TASK STATEMENT: The exercise asks for every line of the data to be reproduced exactly.

SOURCE DATA:
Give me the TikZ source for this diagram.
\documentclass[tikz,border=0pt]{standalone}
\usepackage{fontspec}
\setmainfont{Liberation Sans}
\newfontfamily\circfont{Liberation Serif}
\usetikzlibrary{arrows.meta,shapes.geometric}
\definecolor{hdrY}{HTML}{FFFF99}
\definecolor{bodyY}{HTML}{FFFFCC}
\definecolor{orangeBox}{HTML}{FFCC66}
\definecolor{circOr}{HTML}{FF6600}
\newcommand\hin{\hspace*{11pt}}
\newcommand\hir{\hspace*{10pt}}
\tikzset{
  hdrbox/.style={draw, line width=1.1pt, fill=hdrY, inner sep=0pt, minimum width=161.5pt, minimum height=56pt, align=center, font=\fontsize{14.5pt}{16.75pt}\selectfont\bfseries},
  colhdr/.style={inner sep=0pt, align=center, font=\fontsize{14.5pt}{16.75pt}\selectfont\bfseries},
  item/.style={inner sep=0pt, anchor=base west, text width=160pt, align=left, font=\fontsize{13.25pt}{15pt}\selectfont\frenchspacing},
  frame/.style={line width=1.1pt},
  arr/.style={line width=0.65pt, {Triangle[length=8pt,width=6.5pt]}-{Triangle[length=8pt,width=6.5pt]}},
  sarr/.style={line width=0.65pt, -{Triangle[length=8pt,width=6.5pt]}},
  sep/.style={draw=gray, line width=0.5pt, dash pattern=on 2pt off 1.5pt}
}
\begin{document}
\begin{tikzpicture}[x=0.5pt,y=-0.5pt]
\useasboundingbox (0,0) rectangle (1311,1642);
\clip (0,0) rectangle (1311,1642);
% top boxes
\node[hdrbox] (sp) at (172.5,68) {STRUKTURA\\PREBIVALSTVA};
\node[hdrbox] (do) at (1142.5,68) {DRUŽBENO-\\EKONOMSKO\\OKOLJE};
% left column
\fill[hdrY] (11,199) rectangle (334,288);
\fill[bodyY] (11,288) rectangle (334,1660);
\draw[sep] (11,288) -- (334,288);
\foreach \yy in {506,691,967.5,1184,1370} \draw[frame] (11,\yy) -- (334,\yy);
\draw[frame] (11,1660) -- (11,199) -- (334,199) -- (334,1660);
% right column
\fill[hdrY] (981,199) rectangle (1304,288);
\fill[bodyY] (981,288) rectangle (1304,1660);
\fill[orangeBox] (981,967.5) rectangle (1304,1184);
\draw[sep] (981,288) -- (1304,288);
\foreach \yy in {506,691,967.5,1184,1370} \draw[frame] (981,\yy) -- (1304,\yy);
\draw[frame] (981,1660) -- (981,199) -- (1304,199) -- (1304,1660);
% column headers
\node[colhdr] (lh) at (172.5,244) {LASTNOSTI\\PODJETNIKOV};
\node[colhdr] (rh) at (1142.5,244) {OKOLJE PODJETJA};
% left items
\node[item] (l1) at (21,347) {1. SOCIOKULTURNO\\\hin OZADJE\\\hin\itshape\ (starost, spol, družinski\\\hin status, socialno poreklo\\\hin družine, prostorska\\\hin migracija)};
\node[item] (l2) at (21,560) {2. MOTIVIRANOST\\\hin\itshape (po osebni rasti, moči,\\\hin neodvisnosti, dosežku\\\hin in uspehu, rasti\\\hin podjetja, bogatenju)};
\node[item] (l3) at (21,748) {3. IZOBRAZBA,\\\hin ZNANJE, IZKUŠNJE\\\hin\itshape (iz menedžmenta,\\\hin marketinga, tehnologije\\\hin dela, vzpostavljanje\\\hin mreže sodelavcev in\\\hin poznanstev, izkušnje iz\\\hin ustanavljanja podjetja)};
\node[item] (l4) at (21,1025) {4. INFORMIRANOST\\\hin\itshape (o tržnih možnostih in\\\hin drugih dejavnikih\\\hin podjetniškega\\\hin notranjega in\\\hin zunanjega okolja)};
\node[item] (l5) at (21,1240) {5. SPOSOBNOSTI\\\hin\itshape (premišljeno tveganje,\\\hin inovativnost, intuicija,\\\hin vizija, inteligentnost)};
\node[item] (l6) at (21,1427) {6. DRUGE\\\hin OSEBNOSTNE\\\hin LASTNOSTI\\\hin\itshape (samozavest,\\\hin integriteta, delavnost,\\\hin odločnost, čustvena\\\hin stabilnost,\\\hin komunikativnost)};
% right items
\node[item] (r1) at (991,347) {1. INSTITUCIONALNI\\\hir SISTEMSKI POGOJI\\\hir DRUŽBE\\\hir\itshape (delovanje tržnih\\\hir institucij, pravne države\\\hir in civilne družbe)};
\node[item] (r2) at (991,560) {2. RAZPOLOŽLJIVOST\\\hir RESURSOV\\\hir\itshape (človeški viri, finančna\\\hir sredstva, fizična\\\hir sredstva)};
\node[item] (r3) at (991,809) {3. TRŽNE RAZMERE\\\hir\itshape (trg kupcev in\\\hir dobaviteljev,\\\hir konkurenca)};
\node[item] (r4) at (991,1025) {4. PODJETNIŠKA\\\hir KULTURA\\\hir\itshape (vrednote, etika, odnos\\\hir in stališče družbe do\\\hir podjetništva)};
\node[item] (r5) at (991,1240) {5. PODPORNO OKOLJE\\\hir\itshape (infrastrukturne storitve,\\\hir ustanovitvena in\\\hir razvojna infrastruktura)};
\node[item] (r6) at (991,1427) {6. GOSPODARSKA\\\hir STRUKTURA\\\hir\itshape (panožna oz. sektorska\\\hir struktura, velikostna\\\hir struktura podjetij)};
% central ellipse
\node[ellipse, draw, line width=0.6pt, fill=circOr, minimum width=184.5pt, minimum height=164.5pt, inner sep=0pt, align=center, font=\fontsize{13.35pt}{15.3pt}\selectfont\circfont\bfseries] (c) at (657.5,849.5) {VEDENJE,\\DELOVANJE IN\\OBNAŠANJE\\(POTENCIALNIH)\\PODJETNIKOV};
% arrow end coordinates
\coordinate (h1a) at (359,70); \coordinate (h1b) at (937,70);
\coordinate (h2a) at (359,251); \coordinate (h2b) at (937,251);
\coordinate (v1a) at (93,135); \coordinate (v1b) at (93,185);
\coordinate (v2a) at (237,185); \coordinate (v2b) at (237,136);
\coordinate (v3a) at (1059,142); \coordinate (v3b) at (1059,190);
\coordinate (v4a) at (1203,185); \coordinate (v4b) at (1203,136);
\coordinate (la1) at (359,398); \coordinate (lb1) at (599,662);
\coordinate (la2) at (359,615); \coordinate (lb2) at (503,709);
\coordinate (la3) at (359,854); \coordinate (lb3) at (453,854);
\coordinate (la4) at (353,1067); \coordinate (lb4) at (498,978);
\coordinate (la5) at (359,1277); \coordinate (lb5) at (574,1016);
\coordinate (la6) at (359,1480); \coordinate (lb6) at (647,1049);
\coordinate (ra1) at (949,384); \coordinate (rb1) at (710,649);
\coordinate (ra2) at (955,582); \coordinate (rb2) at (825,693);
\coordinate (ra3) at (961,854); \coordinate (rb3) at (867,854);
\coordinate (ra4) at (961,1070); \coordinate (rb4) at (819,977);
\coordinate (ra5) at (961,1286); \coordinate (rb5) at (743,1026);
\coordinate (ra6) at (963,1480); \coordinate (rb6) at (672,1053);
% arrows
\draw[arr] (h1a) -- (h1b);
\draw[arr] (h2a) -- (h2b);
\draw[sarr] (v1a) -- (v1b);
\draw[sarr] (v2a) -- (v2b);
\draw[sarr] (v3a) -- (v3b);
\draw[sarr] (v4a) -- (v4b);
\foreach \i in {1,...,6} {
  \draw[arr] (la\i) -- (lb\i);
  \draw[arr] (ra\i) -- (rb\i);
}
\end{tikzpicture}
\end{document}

SOLUTION FOR THIS PROBLEM:
Give me the TikZ source for this diagram.
\documentclass[tikz,border=0pt]{standalone}
\usepackage{fontspec}
\setmainfont{Liberation Sans}
\newfontfamily\circfont{Liberation Serif}
\usetikzlibrary{arrows.meta,shapes.geometric}
\definecolor{hdrY}{HTML}{FFFF99}
\definecolor{bodyY}{HTML}{FFFFCC}
\definecolor{orangeBox}{HTML}{FFCC66}
\definecolor{circOr}{HTML}{FF6600}
\newcommand\hin{\hspace*{11pt}}
\newcommand\hir{\hspace*{10pt}}
\tikzset{
  hdrbox/.style={draw, line width=1.1pt, fill=hdrY, inner sep=0pt, minimum width=161.5pt, minimum height=56pt, align=center, font=\fontsize{14.5pt}{16.75pt}\selectfont\bfseries},
  colhdr/.style={inner sep=0pt, align=center, font=\fontsize{14.5pt}{16.75pt}\selectfont\bfseries},
  item/.style={inner sep=0pt, anchor=base west, text width=160pt, align=left, font=\fontsize{13.25pt}{15pt}\selectfont\frenchspacing},
  frame/.style={line width=1.1pt},
  arr/.style={line width=0.65pt, {Triangle[length=8pt,width=6.5pt]}-{Triangle[length=8pt,width=6.5pt]}},
  sarr/.style={line width=0.65pt, -{Triangle[length=8pt,width=6.5pt]}},
  sep/.style={draw=gray, line width=0.5pt, dash pattern=on 2pt off 1.5pt}
}
\begin{document}
\begin{tikzpicture}[x=0.5pt,y=-0.5pt]
\useasboundingbox (0,0) rectangle (1311,1642);
\clip (0,0) rectangle (1311,1642);
% top boxes
\node[hdrbox] (sp) at (172.5,68) {STRUKTURA\\PREBIVALSTVA};
\node[hdrbox] (do) at (1142.5,68) {DRUŽBENO-\\EKONOMSKO\\OKOLJE};
% left column
\fill[hdrY] (11,199) rectangle (334,288);
\fill[bodyY] (11,288) rectangle (334,1660);
\draw[sep] (11,288) -- (334,288);
\foreach \yy in {506,691,967.5,1184,1370} \draw[frame] (11,\yy) -- (334,\yy);
\draw[frame] (11,1660) -- (11,199) -- (334,199) -- (334,1660);
% right column
\fill[hdrY] (981,199) rectangle (1304,288);
\fill[bodyY] (981,288) rectangle (1304,1660);
\fill[orangeBox] (981,967.5) rectangle (1304,1184);
\draw[sep] (981,288) -- (1304,288);
\foreach \yy in {506,691,967.5,1184,1370} \draw[frame] (981,\yy) -- (1304,\yy);
\draw[frame] (981,1660) -- (981,199) -- (1304,199) -- (1304,1660);
% column headers
\node[colhdr] (lh) at (172.5,244) {LASTNOSTI\\PODJETNIKOV};
\node[colhdr] (rh) at (1142.5,244) {OKOLJE PODJETJA};
% left items
\node[item] (l1) at (21,347) {1. SOCIOKULTURNO\\\hin OZADJE\\\hin\itshape\ (starost, spol, družinski\\\hin status, socialno poreklo\\\hin družine, prostorska\\\hin migracija)};
\node[item] (l2) at (21,560) {2. MOTIVIRANOST\\\hin\itshape (po osebni rasti, moči,\\\hin neodvisnosti, dosežku\\\hin in uspehu, rasti\\\hin podjetja, bogatenju)};
\node[item] (l3) at (21,748) {3. IZOBRAZBA,\\\hin ZNANJE, IZKUŠNJE\\\hin\itshape (iz menedžmenta,\\\hin marketinga, tehnologije\\\hin dela, vzpostavljanje\\\hin mreže sodelavcev in\\\hin poznanstev, izkušnje iz\\\hin ustanavljanja podjetja)};
\node[item] (l4) at (21,1025) {4. INFORMIRANOST\\\hin\itshape (o tržnih možnostih in\\\hin drugih dejavnikih\\\hin podjetniškega\\\hin notranjega in\\\hin zunanjega okolja)};
\node[item] (l5) at (21,1240) {5. SPOSOBNOSTI\\\hin\itshape (premišljeno tveganje,\\\hin inovativnost, intuicija,\\\hin vizija, inteligentnost)};
\node[item] (l6) at (21,1427) {6. DRUGE\\\hin OSEBNOSTNE\\\hin LASTNOSTI\\\hin\itshape (samozavest,\\\hin integriteta, delavnost,\\\hin odločnost, čustvena\\\hin stabilnost,\\\hin komunikativnost)};
% right items
\node[item] (r1) at (991,347) {1. INSTITUCIONALNI\\\hir SISTEMSKI POGOJI\\\hir DRUŽBE\\\hir\itshape (delovanje tržnih\\\hir institucij, pravne države\\\hir in civilne družbe)};
\node[item] (r2) at (991,560) {2. RAZPOLOŽLJIVOST\\\hir RESURSOV\\\hir\itshape (človeški viri, finančna\\\hir sredstva, fizična\\\hir sredstva)};
\node[item] (r3) at (991,809) {3. TRŽNE RAZMERE\\\hir\itshape (trg kupcev in\\\hir dobaviteljev,\\\hir konkurenca)};
\node[item] (r4) at (991,1025) {4. PODJETNIŠKA\\\hir KULTURA\\\hir\itshape (vrednote, etika, odnos\\\hir in stališče družbe do\\\hir podjetništva)};
\node[item] (r5) at (991,1240) {5. PODPORNO OKOLJE\\\hir\itshape (infrastrukturne storitve,\\\hir ustanovitvena in\\\hir razvojna infrastruktura)};
\node[item] (r6) at (991,1427) {6. GOSPODARSKA\\\hir STRUKTURA\\\hir\itshape (panožna oz. sektorska\\\hir struktura, velikostna\\\hir struktura podjetij)};
% central ellipse
\node[ellipse, draw, line width=0.6pt, fill=circOr, minimum width=184.5pt, minimum height=164.5pt, inner sep=0pt, align=center, font=\fontsize{13.35pt}{15.3pt}\selectfont\circfont\bfseries] (c) at (657.5,849.5) {VEDENJE,\\DELOVANJE IN\\OBNAŠANJE\\(POTENCIALNIH)\\PODJETNIKOV};
% arrow end coordinates
\coordinate (h1a) at (359,70); \coordinate (h1b) at (937,70);
\coordinate (h2a) at (359,251); \coordinate (h2b) at (937,251);
\coordinate (v1a) at (93,135); \coordinate (v1b) at (93,185);
\coordinate (v2a) at (237,185); \coordinate (v2b) at (237,136);
\coordinate (v3a) at (1059,142); \coordinate (v3b) at (1059,190);
\coordinate (v4a) at (1203,185); \coordinate (v4b) at (1203,136);
\coordinate (la1) at (359,398); \coordinate (lb1) at (599,662);
\coordinate (la2) at (359,615); \coordinate (lb2) at (503,709);
\coordinate (la3) at (359,854); \coordinate (lb3) at (453,854);
\coordinate (la4) at (353,1067); \coordinate (lb4) at (498,978);
\coordinate (la5) at (359,1277); \coordinate (lb5) at (574,1016);
\coordinate (la6) at (359,1480); \coordinate (lb6) at (647,1049);
\coordinate (ra1) at (949,384); \coordinate (rb1) at (710,649);
\coordinate (ra2) at (955,582); \coordinate (rb2) at (825,693);
\coordinate (ra3) at (961,854); \coordinate (rb3) at (867,854);
\coordinate (ra4) at (961,1070); \coordinate (rb4) at (819,977);
\coordinate (ra5) at (961,1286); \coordinate (rb5) at (743,1026);
\coordinate (ra6) at (963,1480); \coordinate (rb6) at (672,1053);
% arrows
\draw[arr] (h1a) -- (h1b);
\draw[arr] (h2a) -- (h2b);
\draw[sarr] (v1a) -- (v1b);
\draw[sarr] (v2a) -- (v2b);
\draw[sarr] (v3a) -- (v3b);
\draw[sarr] (v4a) -- (v4b);
\foreach \i in {1,...,6} {
  \draw[arr] (la\i) -- (lb\i);
  \draw[arr] (ra\i) -- (rb\i);
}
\end{tikzpicture}
\end{document}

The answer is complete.